Это был высокий, идеально сложенный, суетливый и ловкий господин – при входе уронил вешалку и успел ее поймать на лету, словно жонглер ухватив тремя руками падающие вещи. Точно и аккуратно вернул все на место. Улыбнулся по-детски широко и беззащитно:

– Ох, извините, ради бога! Я опоздал, такие пробки сегодня, погода как взбесилась, вы тоже попали в метель? Нет, ну где это видано – метель в сентябре?
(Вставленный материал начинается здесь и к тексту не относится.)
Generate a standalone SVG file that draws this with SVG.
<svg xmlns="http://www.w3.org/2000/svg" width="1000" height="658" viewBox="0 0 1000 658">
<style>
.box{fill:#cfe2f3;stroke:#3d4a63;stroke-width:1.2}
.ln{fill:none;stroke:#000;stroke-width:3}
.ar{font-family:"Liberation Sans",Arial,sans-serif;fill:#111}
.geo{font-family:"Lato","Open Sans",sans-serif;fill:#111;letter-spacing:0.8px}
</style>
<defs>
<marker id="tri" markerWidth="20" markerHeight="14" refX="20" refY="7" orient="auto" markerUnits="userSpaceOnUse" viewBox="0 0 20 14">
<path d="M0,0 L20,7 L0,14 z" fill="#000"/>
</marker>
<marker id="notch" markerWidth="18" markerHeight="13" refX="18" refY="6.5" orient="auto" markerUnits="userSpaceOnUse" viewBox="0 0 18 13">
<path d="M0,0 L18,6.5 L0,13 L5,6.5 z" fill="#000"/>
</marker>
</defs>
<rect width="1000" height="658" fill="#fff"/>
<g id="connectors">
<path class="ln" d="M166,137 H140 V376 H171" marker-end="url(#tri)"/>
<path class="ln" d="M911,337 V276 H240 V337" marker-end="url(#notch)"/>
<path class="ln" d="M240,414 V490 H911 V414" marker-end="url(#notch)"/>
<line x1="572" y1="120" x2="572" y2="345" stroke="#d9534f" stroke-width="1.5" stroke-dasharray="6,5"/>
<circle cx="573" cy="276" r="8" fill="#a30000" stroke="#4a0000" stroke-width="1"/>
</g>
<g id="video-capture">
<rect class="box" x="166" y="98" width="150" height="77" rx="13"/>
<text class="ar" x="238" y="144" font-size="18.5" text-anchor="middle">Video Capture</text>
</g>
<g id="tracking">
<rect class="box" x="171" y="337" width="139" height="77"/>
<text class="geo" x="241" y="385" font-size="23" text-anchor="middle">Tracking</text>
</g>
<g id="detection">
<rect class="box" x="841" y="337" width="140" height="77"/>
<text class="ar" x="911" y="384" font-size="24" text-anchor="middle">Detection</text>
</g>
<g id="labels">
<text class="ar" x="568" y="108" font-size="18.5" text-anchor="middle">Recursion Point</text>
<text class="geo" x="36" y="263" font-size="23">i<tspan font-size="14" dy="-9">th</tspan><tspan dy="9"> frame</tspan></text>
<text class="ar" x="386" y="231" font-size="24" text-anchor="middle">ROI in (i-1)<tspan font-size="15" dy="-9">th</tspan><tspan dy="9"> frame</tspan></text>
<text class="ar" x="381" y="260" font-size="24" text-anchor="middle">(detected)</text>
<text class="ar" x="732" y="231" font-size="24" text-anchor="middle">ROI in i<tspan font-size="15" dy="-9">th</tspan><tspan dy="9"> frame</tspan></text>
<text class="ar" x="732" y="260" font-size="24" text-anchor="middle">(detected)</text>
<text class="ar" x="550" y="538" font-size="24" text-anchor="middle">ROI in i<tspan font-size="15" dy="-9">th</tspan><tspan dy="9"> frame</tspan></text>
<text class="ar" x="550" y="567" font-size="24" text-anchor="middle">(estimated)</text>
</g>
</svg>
– И не говорите, – ответил Леднев.

Он развернул экран с графиком дня. Так, это у нас кто… Господь всеблагой! Это же сам Николай Верховцев! В народе – Коля Трехочковый, легенда баскетбола, многократный чемпион Внутреннего Мира, член зала спортивной славы России, герой физического труда и совершенства, как же я…

– Как я мог… Как я мог вас не узнать, – пробормотал смущенно Леднев, вставая и отдавая посетителю спортивный салют. – Как я… Нет. Просто не верится… Это вы? Это правда вы – Коля Трехочковый? О! Что это был за матч! Что за бросок! Это было что-то невероятное… На последних секундах! Бросок с сиреной! И – оп-па! – он даже подпрыгнул, изобразив руками бросок. – Так чисто, не касаясь дужки, с таким нежным шорохом – шших! – и точно в корзину!
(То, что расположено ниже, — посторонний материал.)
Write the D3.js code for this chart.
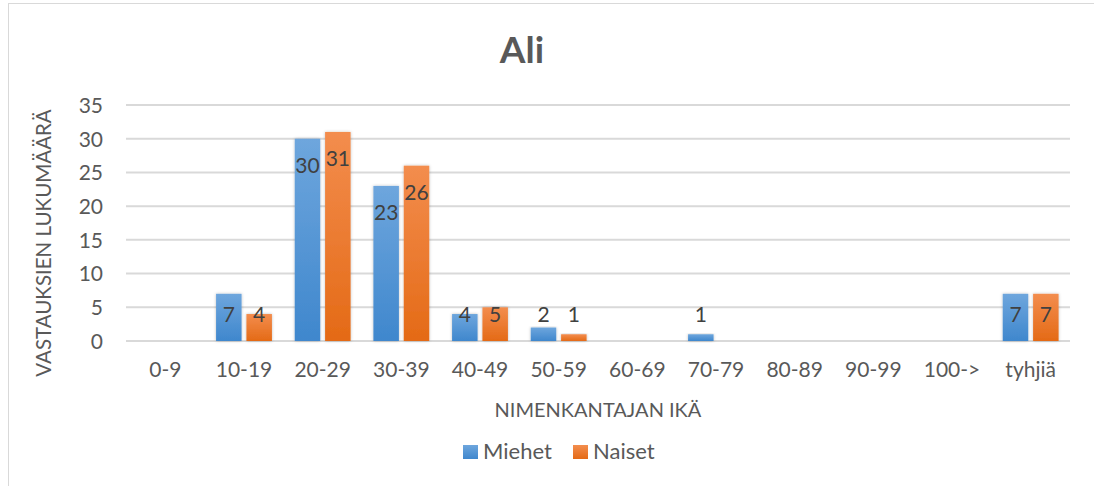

Верховцев покраснел до слез и с восторгом воскликнул:

– Нежный шорох! Как хорошо вы сказали! Я до сих пор слышу его… – этот нежный, с захлестом, шорох сетки, когда сквозь нее проходит мяч… Словно сквозь сердце… Боже, что за звук… Божественный звук! Сколько же лет с тех пор прошло…

– Пятнадцать.

– Пятнадцать! Вот ведь… А как вчера! И все еще помнят люди! Помнят… – с умилением загрустил Верховцев. – Ручка у вас есть?

– Ручка? Какая ручка?

– Вы не приготовили ручку? А как я тогда вам автограф дам?
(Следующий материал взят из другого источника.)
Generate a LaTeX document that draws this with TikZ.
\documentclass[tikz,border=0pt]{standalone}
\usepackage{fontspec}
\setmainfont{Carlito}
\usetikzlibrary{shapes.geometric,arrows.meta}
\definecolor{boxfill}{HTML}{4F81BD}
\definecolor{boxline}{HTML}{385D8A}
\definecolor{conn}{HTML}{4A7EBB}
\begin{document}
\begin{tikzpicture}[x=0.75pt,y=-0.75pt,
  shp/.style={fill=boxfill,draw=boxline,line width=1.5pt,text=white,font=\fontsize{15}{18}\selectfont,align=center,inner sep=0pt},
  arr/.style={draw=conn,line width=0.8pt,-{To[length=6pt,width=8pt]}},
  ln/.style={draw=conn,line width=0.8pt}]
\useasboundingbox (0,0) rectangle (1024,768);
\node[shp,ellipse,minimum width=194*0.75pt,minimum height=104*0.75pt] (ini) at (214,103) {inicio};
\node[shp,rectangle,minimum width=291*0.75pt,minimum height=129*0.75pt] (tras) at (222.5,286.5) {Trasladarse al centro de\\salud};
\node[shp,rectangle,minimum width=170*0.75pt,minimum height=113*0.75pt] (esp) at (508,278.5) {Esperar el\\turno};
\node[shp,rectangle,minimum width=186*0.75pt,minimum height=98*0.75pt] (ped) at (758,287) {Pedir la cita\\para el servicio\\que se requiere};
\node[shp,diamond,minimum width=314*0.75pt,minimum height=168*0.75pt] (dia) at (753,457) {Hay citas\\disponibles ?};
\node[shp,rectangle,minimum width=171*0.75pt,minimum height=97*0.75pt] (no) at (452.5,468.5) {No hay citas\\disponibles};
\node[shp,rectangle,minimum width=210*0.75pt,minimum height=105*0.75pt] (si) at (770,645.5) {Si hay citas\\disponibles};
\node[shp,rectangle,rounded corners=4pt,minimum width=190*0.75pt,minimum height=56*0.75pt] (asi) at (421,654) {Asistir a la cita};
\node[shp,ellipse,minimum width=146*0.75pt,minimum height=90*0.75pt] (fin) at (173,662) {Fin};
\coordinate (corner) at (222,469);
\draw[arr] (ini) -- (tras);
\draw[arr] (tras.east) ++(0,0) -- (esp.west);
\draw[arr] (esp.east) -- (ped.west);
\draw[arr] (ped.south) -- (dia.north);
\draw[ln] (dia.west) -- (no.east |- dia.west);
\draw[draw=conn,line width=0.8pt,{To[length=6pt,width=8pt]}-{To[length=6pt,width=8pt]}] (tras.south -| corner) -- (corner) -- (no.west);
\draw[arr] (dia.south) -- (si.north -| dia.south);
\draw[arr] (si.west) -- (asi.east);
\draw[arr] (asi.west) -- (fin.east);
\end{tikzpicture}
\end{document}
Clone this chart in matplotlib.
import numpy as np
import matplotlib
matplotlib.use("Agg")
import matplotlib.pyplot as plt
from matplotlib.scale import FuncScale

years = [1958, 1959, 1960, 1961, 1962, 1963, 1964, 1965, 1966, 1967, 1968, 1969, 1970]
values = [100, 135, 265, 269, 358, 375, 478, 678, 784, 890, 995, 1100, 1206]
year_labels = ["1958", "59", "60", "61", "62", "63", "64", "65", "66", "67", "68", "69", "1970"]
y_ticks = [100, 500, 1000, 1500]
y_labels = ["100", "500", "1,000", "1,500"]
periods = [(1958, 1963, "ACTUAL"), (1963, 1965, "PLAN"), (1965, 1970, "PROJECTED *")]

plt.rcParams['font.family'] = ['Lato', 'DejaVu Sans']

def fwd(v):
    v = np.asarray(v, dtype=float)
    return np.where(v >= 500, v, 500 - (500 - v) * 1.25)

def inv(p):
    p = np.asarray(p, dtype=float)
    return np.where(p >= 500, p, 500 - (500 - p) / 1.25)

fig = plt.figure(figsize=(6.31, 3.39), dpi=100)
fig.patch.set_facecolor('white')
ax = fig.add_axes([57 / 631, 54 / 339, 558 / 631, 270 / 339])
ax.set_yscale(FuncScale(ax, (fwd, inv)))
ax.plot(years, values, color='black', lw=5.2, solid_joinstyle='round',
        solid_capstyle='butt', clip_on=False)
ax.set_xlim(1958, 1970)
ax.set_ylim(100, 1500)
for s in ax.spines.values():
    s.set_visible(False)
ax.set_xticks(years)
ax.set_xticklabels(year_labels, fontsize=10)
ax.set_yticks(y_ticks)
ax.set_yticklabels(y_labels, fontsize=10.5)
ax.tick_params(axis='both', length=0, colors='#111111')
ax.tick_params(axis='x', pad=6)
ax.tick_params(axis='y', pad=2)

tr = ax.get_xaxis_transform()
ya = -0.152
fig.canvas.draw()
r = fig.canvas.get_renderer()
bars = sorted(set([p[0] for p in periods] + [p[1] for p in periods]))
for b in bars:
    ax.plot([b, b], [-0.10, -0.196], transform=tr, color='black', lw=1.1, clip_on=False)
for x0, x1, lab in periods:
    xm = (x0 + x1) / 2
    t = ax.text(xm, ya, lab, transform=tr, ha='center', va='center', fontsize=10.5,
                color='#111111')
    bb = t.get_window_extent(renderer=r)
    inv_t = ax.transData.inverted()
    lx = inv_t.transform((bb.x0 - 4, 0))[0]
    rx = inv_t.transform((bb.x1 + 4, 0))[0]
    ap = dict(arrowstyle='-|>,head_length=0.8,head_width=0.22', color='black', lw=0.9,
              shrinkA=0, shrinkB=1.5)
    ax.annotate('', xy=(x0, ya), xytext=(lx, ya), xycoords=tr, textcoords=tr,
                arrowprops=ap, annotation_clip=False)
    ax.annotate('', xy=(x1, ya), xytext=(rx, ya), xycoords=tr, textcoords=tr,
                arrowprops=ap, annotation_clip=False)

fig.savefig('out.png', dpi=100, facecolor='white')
– Ах, это. У меня вот… Инк-стилос. Завалялся.

– Это же американская модель?!

– Китайская.

– Но содрали-то у пиндосов? А? Вот китаезы, да?.. Тоже мне братки-союзнички, одно название, да? Сколько волка ни корми…

– Завалялся, – повторил Леднев раскаянно.

– Так это… На чем расписаться?

Леднев снял медицинский колпак с головы:

– Здесь, пожалуйста. Напишите: Глебу. Это мой правнук… Когда-то баскетболил, хотел стать такой же звездой, как вы.

– О, правда? В вас, небось, ростом пошел?

Леднев засмеялся:

– Верите ли, в детстве я ненавидел свой рост. Мне кто-то сказал, что таких длинных не берут в космонавты. А я, представьте себе, мечтал полететь на Луну.

– На Луну? – удивился Верховцев. – Зачем?

– Это была общая мечта всех мальчишек моего времени. Знаете, Лунная программа и все такое. После полета Гагарина о чем еще можно было мечтать? Только о полете на Луну.

– Гагарин, – озадаченно произнес Верховцев. – Гагарин. Знакомая фамилия. Был у нас в команде один Гагарин. Маленький такой клоп, а прыгучий, и так с мячом слипался, что поди отними. Неплохой был игрок, да… Значит, кому?.. Как, вы сказали, зовут вашего парня?

– Глеб. Он ваш преданный фанат. Был легким форвардом в школьной команде… Потом в универе… Рост два метра пять, очень был хорош в передней линии атаки. Сейчас-то, конечно, не играет, не до того – работа, дела…

Верховцев, одобрительно кивая, расписывал колпак старательными каракулями, но вдруг, на последних словах Леднева, бросил ручку, уронил голову в ладони и беззвучно зарыдал.

– Что с вами? – всполошился Дмитрий Антонович. – Дорогой мой! Что такое?